Settlements, Set-Offs, and Secrecy
A recent case from the South Carolina Court of Appeals, Huck v. Avtex Commercial, discusses many of the common issues that arise when there are multiple defendants at fault. William Huck filed suit against several defendants in Charleston, S.C., including Wild Wing Café, the owner of Wild Wing’s building (Avtex), Civil Site Environmental, and Chandler Construction after he slipped and fell walking into the establishment.
The lawsuit asked for damages including the cost of his medical expenses and surgery that was required after the fall. It also included a claim for loss of consortium on behalf of his wife which was later dismissed by the court.
Any time a lawsuit is settled, the defense attorneys will insist on secrecy as a condition. In most cases, the parties sign an agreement that the terms of the settlement will not be disclosed. From the defendant’s point of view, there are good reasons for secrecy – they do not want to be seen as an “easy target,” they do not want to encourage more lawsuits, and they do not want the next plaintiff to point to a prior settlement amount and say, “why aren’t you offering me that amount?”
In Huck, the plaintiffs settled their claims with Civil Site and Chandler before the trial. At trial, the jurors returned a verdict against Avtex for $97,640, and the court dismissed the loss of consortium claim that was filed for Huck’s wife.
Then the process of reducing the jurors’ verdict began…
South Carolina follows a “modified comparative negligence rule” where jurors can find that a plaintiff is up to 50% negligent and still award damages.
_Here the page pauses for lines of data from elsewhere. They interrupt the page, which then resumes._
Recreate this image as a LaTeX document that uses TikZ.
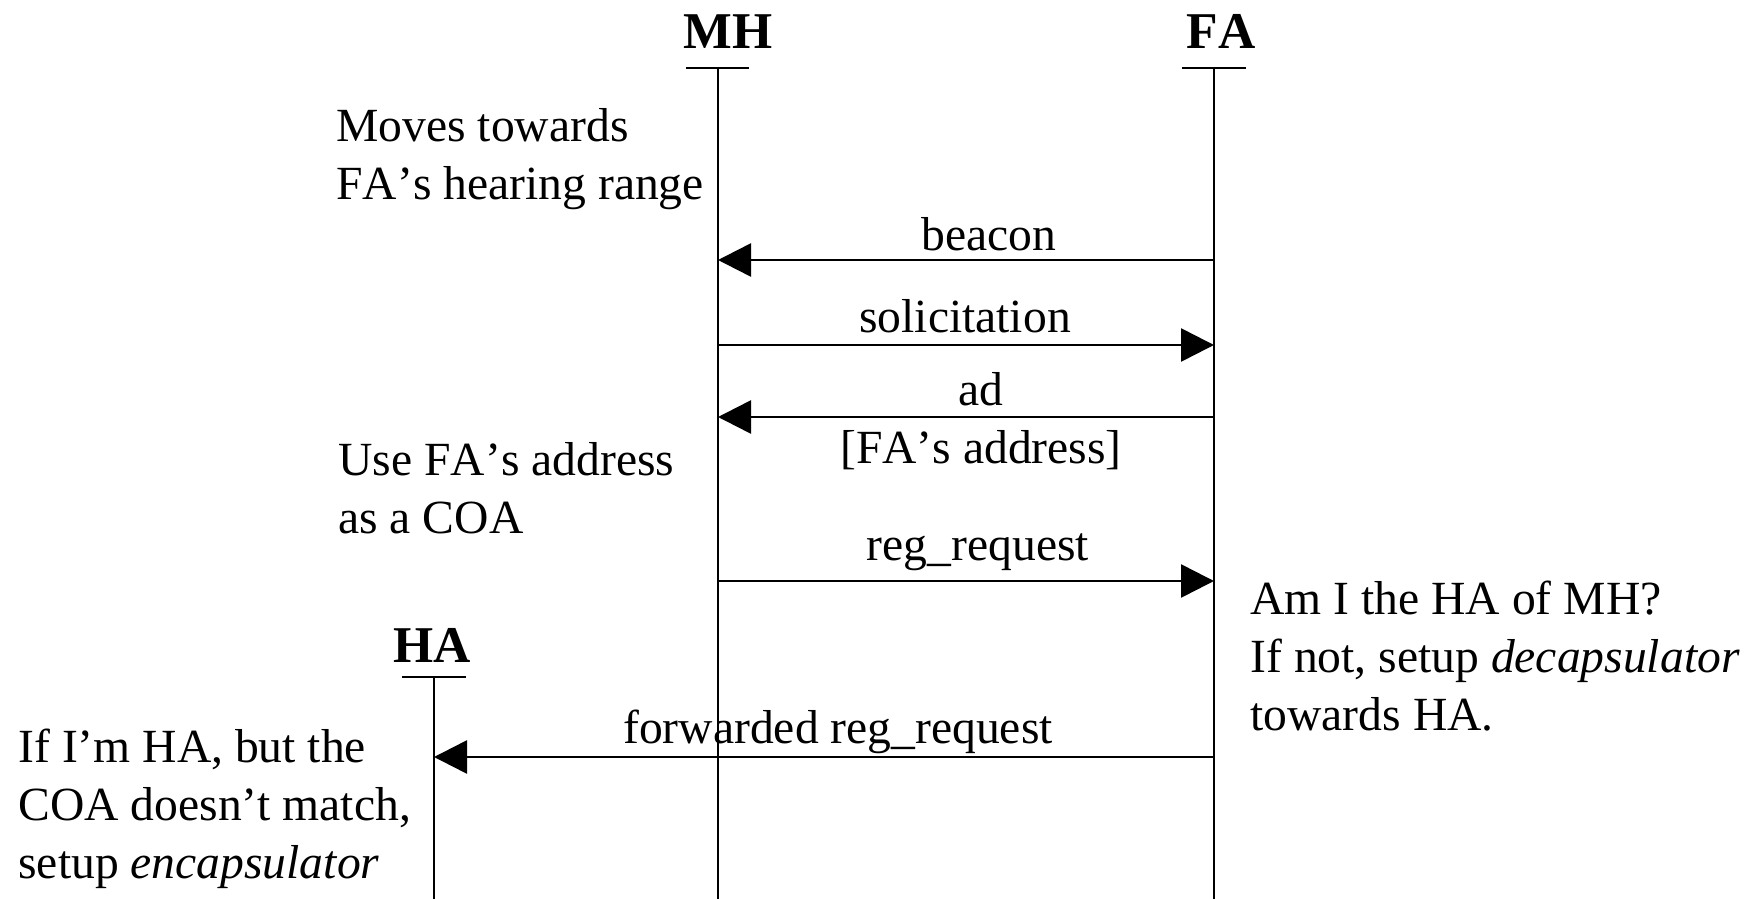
\documentclass[tikz,border=0pt]{standalone}
\usepackage{fontspec}
\setmainfont[Kerning=Off]{Liberation Serif}
\usetikzlibrary{arrows.meta}
\begin{document}
\begin{tikzpicture}[x=0.5pt,y=-0.5pt,
  hdr/.style={font=\fontsize{25.8}{30}\selectfont\bfseries, inner sep=0pt, anchor=base},
  txt/.style={font=\fontsize{23.8}{28.9}\selectfont, inner sep=0pt, anchor=base west, align=left},
  lbl/.style={font=\fontsize{23.8}{28.9}\selectfont, inner sep=0pt, anchor=base},
  life/.style={line width=1.1pt},
  bar/.style={line width=1.2pt},
  msg/.style={line width=1.3pt, -{Triangle[length=16.5pt,width=16.5pt]}}]
\useasboundingbox (0,0) rectangle (1758,899);
% lifelines
\coordinate (MHtop) at (718,68);  \coordinate (MHbot) at (718,899);
\coordinate (FAtop) at (1214,68); \coordinate (FAbot) at (1214,899);
\coordinate (HAtop) at (434,677); \coordinate (HAbot) at (434,899);
\coordinate (MHbl) at (686,68);  \coordinate (MHbr) at (749,68);
\coordinate (FAbl) at (1182,68); \coordinate (FAbr) at (1246,68);
\coordinate (HAbl) at (402,677); \coordinate (HAbr) at (466,677);
\node[hdr] (MH) at (728,49) {MH};
\node[hdr] (FA) at (1221,49) {FA};
\node[hdr] (HA) at (432.5,662) {HA};
\draw[bar] (MHbl) -- (MHbr);
\draw[bar] (FAbl) -- (FAbr);
\draw[bar] (HAbl) -- (HAbr);
\draw[life] (MHtop) -- (MHbot);
\draw[life] (FAtop) -- (FAbot);
\draw[life] (HAtop) -- (HAbot);
% notes (base anchor = baseline of the last line)
\node[txt] (n1) at (336,199.8) {Moves towards\\FA’s hearing range};
\node[txt] (n2) at (338,533.5) {Use FA’s address\\as a COA};
\node[txt] (n3) at (1250,730) {Am I the HA of MH?\\If not, setup \textit{decapsulator}\\towards HA.};
\node[txt] (n4) at (18,878.5) {If I’m HA, but the\\COA doesn’t match,\\setup \textit{encapsulator}};
% messages
\coordinate (FAb) at (1214,260); \coordinate (MHb) at (718,260);
\coordinate (MHs) at (718,345);  \coordinate (FAs) at (1214,345);
\coordinate (FAa) at (1214,417); \coordinate (MHa) at (718,417);
\coordinate (MHr) at (718,581);  \coordinate (FAr) at (1214,581);
\coordinate (FAf) at (1214,757); \coordinate (HAf) at (434,757);
\draw[msg] (FAb) -- (MHb);
\draw[msg] (MHs) -- (FAs);
\draw[msg] (FAa) -- (MHa);
\draw[msg] (MHr) -- (FAr);
\draw[msg] (FAf) -- (HAf);
\node[lbl] (l1) at (989,250) {beacon};
\node[lbl] (l2) at (965,332) {solicitation};
\node[lbl] (l3) at (981,405) {ad};
\node[lbl] (l3b) at (981,463) {[FA’s address]};
\node[lbl] (l4) at (978,560) {reg\_request};
\node[lbl] (l5) at (838,743) {forwarded reg\_request};
\end{tikzpicture}
\end{document}
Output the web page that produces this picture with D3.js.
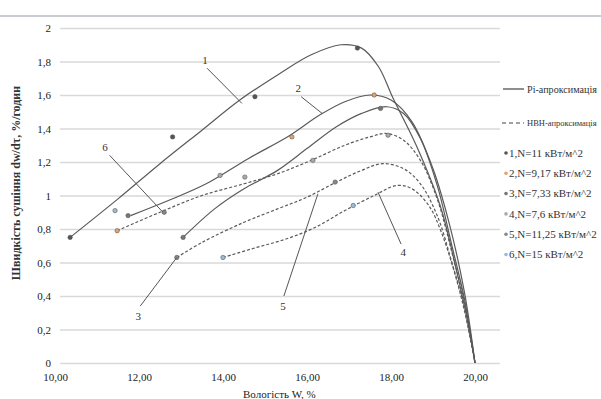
<!DOCTYPE html>
<html><head><meta charset="utf-8">
<script src="https://cdn.jsdelivr.net/npm/d3@7"></script>
<style>body{margin:0;background:#fff}svg{display:block}</style>
</head><body><svg id="c" width="601" height="399"></svg>
<script>
// ---- data ----
const xTicks = [10,12,14,16,18,20];
const xTickLabels = ["10,00","12,00","14,00","16,00","18,00","20,00"];
const yTicks = [0,0.2,0.4,0.6,0.8,1,1.2,1.4,1.6,1.8,2];
const yTickLabels = ["0","0,2","0,4","0,6","0,8","1","1,2","1,4","1,6","1,8","2"];
const xTitle = "Вологість W, %";
const yTitle = "Швидкість сушіння dw/dτ, %/годин";

// fitted curves
const c1x = [10.36,11.5,12.5,13.5,14.4,15.3,16.1,16.8,17.3,17.7,18.05,18.6,19.17,19.57,19.8,20];
const c1y = [0.75,0.98,1.19,1.39,1.57,1.72,1.84,1.90,1.88,1.77,1.58,1.30,0.94,0.54,0.28,0];
const c2x = [11.8,12.7,13.6,14.6,15.6,16.3,16.9,17.5,18.0,18.5,19.0,19.4,19.75,20];
const c2y = [0.88,0.97,1.07,1.22,1.36,1.48,1.56,1.60,1.57,1.44,1.16,0.82,0.42,0];
const c3x = [13.05,13.8,14.5,15.3,16.0,16.7,17.3,17.9,18.3,18.7,19.1,19.45,19.75,20];
const c3y = [0.75,0.92,1.04,1.15,1.28,1.41,1.49,1.53,1.49,1.34,1.06,0.70,0.38,0];
const c4x = [11.48,12.5,13.5,14.5,15.3,16.1,16.9,17.5,17.9,18.3,18.7,19.1,19.45,19.75,20];
const c4y = [0.79,0.90,1.00,1.07,1.13,1.21,1.30,1.35,1.37,1.33,1.21,0.98,0.66,0.36,0];
const c5x = [12.9,13.5,14.5,15.3,16.0,16.7,17.3,17.8,18.3,18.7,19.1,19.45,19.75,20];
const c5y = [0.63,0.72,0.84,0.92,0.99,1.08,1.15,1.19,1.16,1.07,0.88,0.60,0.33,0];
const c6x = [14.0,14.8,15.5,16.2,16.9,17.6,18.14,18.5,18.9,19.2,19.5,19.75,20];
const c6y = [0.63,0.69,0.74,0.81,0.91,1.00,1.06,1.04,0.94,0.78,0.55,0.31,0];
const curveXs = [c1x,c2x,c3x,c4x,c5x,c6x];
const curveYs = [c1y,c2y,c3y,c4y,c5y,c6y];
const curveDashed = [false,false,false,true,true,true];

// experimental points per legend series
const m1x = [10.36,12.8,14.76,17.2];   const m1y = [0.75,1.35,1.59,1.88];
const m2x = [11.48,15.64,17.6];        const m2y = [0.79,1.35,1.60];
const m3x = [13.05,11.74,17.75];       const m3y = [0.75,0.88,1.52];
const m4x = [13.93,14.52,16.14,17.93]; const m4y = [1.12,1.11,1.21,1.36];
const m5x = [12.9,16.67,12.6];         const m5y = [0.63,1.08,0.90];
const m6x = [14.0,11.43,17.1];         const m6y = [0.63,0.91,0.94];
const markXs = [m1x,m2x,m3x,m4x,m5x,m6x];
const markYs = [m1y,m2y,m3y,m4y,m5y,m6y];

const legendLines = ["Pi-апроксимація","НВН-апроксимація"];
const seriesNames = ["1,N=11 кВт/м^2","2,N=9,17 кВт/м^2","3,N=7,33 кВт/м^2","4,N=7,6 кВт/м^2","5,N=11,25 кВт/м^2","6,N=15 кВт/м^2"];
const seriesColors = ["#555555","#e6a26a","#777777","#aaaaaa","#888888","#9bbad8"];

// curve labels: text position and leader target (data units)
const labelText = ["1","2","3","4","5","6"];
const labelX = [13.57,15.79,11.98,18.29,15.43,11.19];
const labelY = [1.81,1.64,0.28,0.66,0.34,1.29];
const leadFromX = [13.62,15.86,12.03,18.24,15.45,11.3];
const leadFromY = [1.76,1.59,0.34,0.71,0.40,1.24];
const leadToX = [14.45,16.36,12.9,17.69,16.26,12.57];
const leadToY = [1.55,1.49,0.63,1.02,1.01,0.90];

// ---- drawing ----
const svg = d3.select("#c");
const FONT = "'Liberation Serif','Times New Roman',serif";
const x = d3.scaleLinear().domain([10,20]).range([55,475]);
const y = d3.scaleLinear().domain([0,2]).range([363,28]);

svg.append("line").attr("x1",0).attr("x2",601).attr("y1",16).attr("y2",16)
  .attr("stroke","#cacad2").attr("stroke-width",2);

// y axis with gridlines
const gy = svg.append("g").attr("transform","translate(500,0)")
  .call(d3.axisLeft(y).tickValues(yTicks).tickSize(440).tickPadding(9)
    .tickFormat((d,i)=>yTickLabels[i]));
gy.select(".domain").remove();
gy.selectAll(".tick line").attr("stroke","#d9d9d9").attr("stroke-width",1.4);
gy.selectAll(".tick text").attr("font-family",FONT).attr("font-size",11).attr("fill","#222");

// x axis
const gx = svg.append("g").attr("transform","translate(0,363)")
  .call(d3.axisBottom(x).tickValues(xTicks).tickSize(0).tickPadding(10)
    .tickFormat((d,i)=>xTickLabels[i]));
gx.select(".domain").remove();
gx.selectAll(".tick text").attr("font-family",FONT).attr("font-size",11).attr("fill","#222");

svg.append("text").attr("x",243).attr("y",398).attr("font-family",FONT)
  .attr("font-size",11).attr("fill","#222").text(xTitle);
svg.append("text").attr("transform","translate(20,183) rotate(-90)")
  .attr("text-anchor","middle").attr("font-family",FONT).attr("font-size",12)
  .attr("font-weight","bold").attr("fill","#333").text(yTitle);

// curves
const line = d3.line().x(d=>x(d[0])).y(d=>y(d[1])).curve(d3.curveCatmullRom.alpha(0.5));
curveXs.forEach((xs,i)=>{
  const pts = xs.map((v,j)=>[v,curveYs[i][j]]);
  svg.append("path").attr("d",line(pts)).attr("fill","none")
    .attr("stroke","#5a5a5a").attr("stroke-width",1.2)
    .attr("stroke-dasharray",curveDashed[i]?"3,2":null);
});

// markers
markXs.forEach((xs,i)=>{
  xs.forEach((v,j)=>{
    svg.append("circle").attr("cx",x(v)).attr("cy",y(markYs[i][j])).attr("r",2.2)
      .attr("fill",seriesColors[i]).attr("stroke","#444").attr("stroke-width",0.5);
  });
});

// leaders and labels
labelText.forEach((t,i)=>{
  svg.append("line").attr("x1",x(leadFromX[i])).attr("y1",y(leadFromY[i]))
    .attr("x2",x(leadToX[i])).attr("y2",y(leadToY[i]))
    .attr("stroke","#555").attr("stroke-width",1);
  svg.append("text").attr("x",x(labelX[i])).attr("y",y(labelY[i])).attr("dy","0.35em")
    .attr("text-anchor","middle").attr("font-family",FONT).attr("font-size",11)
    .attr("fill","#333").text(t);
});

// legend
const lg = svg.append("g");
lg.append("line").attr("x1",503).attr("x2",524).attr("y1",89).attr("y2",89)
  .attr("stroke","#444").attr("stroke-width",1.2);
lg.append("text").attr("x",527).attr("y",89).attr("dy","0.35em").attr("font-family",FONT)
  .attr("font-size",10.5).attr("textLength",70).attr("lengthAdjust","spacingAndGlyphs")
  .attr("fill","#333").text(legendLines[0]);
lg.append("line").attr("x1",502).attr("x2",524).attr("y1",123).attr("y2",123)
  .attr("stroke","#444").attr("stroke-width",1.2).attr("stroke-dasharray","4,3");
lg.append("text").attr("x",527).attr("y",123).attr("dy","0.35em").attr("font-family",FONT)
  .attr("font-size",8.5).attr("fill","#333").text(legendLines[1]);
seriesNames.forEach((s,i)=>{
  const yy = 153 + i*20.3;
  lg.append("circle").attr("cx",506).attr("cy",yy).attr("r",1.8).attr("fill",seriesColors[i]);
  lg.append("text").attr("x",509).attr("y",yy).attr("dy","0.35em").attr("font-family",FONT)
    .attr("font-size",11).attr("fill","#333").text(s);
});
</script></body></html>
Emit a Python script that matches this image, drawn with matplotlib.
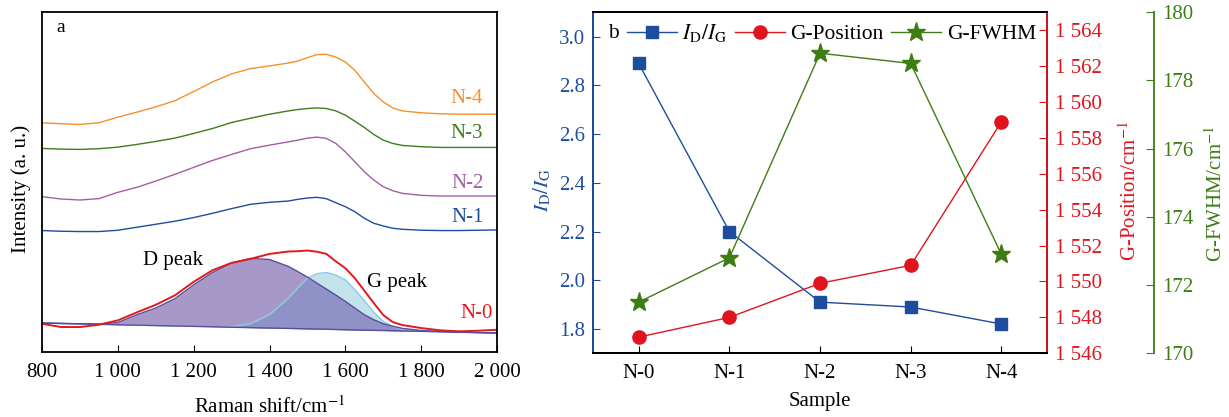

If the plaintiff is found to be 51% negligent, they recover nothing. If they are found to be up to 50% negligent, the verdict is reduced by the percentage of negligence that is attributed to the plaintiff.
Following the trial, Huck’s recovery was reduced by 50%, leaving him with a verdict of $48,820.
Settlements Result in Set-Offs
You can settle claims against some defendants before trial and still proceed to trial against the remaining defendants. When you sign a release against one defendant, it does not apply to the rest of them. They are, however, entitled to a set-off in the amount of the settlement if the claims against each defendant are based on the same injury.
After the trial, Huck, Civil Site, and Chandler refused to disclose the terms of their secret settlement. Avtex insisted that they were entitled to a set-off, and the only way the court could determine the amount of that set-off was if Civil Site and Chandler revealed the amount of their settlement with Huck. The trial court held that Civil Site and Chandler did not have to disclose the terms of the settlement. The Court of Appeals disagreed, holding that the defendants could not keep the terms of the settlement secret in this situation, they must disclose the terms, and the court must then determine whether a set-off is necessary and what the amount will be.
On remand, Huck’s verdict, already reduced to $48,820, will be further reduced by the amount that Civil Site and Chandler paid in their settlement.